2.3 Issue 3 - Computation of taxable amount and remand for correct allowance of cost/indexation (section 49 implications)
2.3.1 Legal framework: Where a transfer is held to be taxable (whether as capital gain or business income), the Assessing Officer must compute taxable income in accordance with statutory provisions, allowing deduction of cost of acquisition and, where applicable, indexation under section 49 for long-term capital gains; procedural fairness requires opportunity of hearing.
2.3.2 Precedent treatment: The judgment relies on standard tax computation principles (section 49 and allied provisions) and prior orders of the Tribunal indicating the necessity to allow verifiable cost and indexation and to afford the assessee effective hearing opportunities before finalizing computation.
2.3.3 Interpretation and reasoning: The Tribunal notes that lower authorities assessed the assessee's entire share of sale consideration as taxable without considering cost of acquisition or indexation. Given this omission and absence of proper quantification/allowance of verified purchase price, the Tribunal deems it appropriate to remit the issue to the Assessing Officer for fresh adjudication and recomputation in accordance with law, ensuring the assessee is afforded up to three effective opportunities of hearing and verification of purchase deeds and claimed cost (noting earlier direction that purchase price verifiable from deeds = Rs. 1,509,380/- in a related order).
2.3.4 Ratio vs.

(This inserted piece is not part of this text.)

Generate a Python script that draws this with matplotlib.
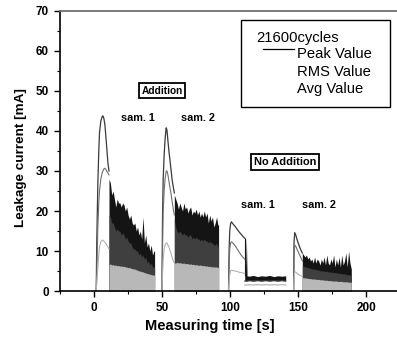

Obiter: Direction to remit computation for correct allowance of cost/indexation is an operative ratio for disposition of appeal on computation point. Observations concerning prior failure to allow deductions and need for opportunities of hearing are binding for the present case and procedural guidance; broader remarks on quantification in other matters are obiter.
2.3.5 Conclusion: The Tribunal partially allows the appeal for statistical purposes by remanding computation of long-term capital gains (or taxable amount) to the Assessing Officer for fresh adjudication permitting verification of cost and allowance of indexation as per section 49, with the Assessing Officer to provide up to three effective hearing opportunities.
2.4 Procedural/ancillary matters (appearance/ex-parte and reliance on prior orders)
2.4.1 Legal framework: Principles of opportunity of hearing and treating absent appellants ex parte where they repeatedly fail to appear are applied. Reliance on prior concurrent findings in identical factual matrices is permissible where material facts are the same.
2.4.2 Precedent treatment and reasoning: The Tribunal records that the assessee did not appear; matter proceeded ex parte. The Tribunal expressly relied upon its earlier findings in identical/near-identical appeals involving the same factual pattern to uphold the assessment of business income, while distinguishing an alternative CIT(A) order not followed because it addressed a different legal question (capital gains vs adventure in nature of trade).
2.4.3 Conclusion: The Tribunal proceeded ex parte consistent with attendance history and relied on precedent and prior Tribunal findings for identical facts in confirming the business-income characterization, subject to remand on computation.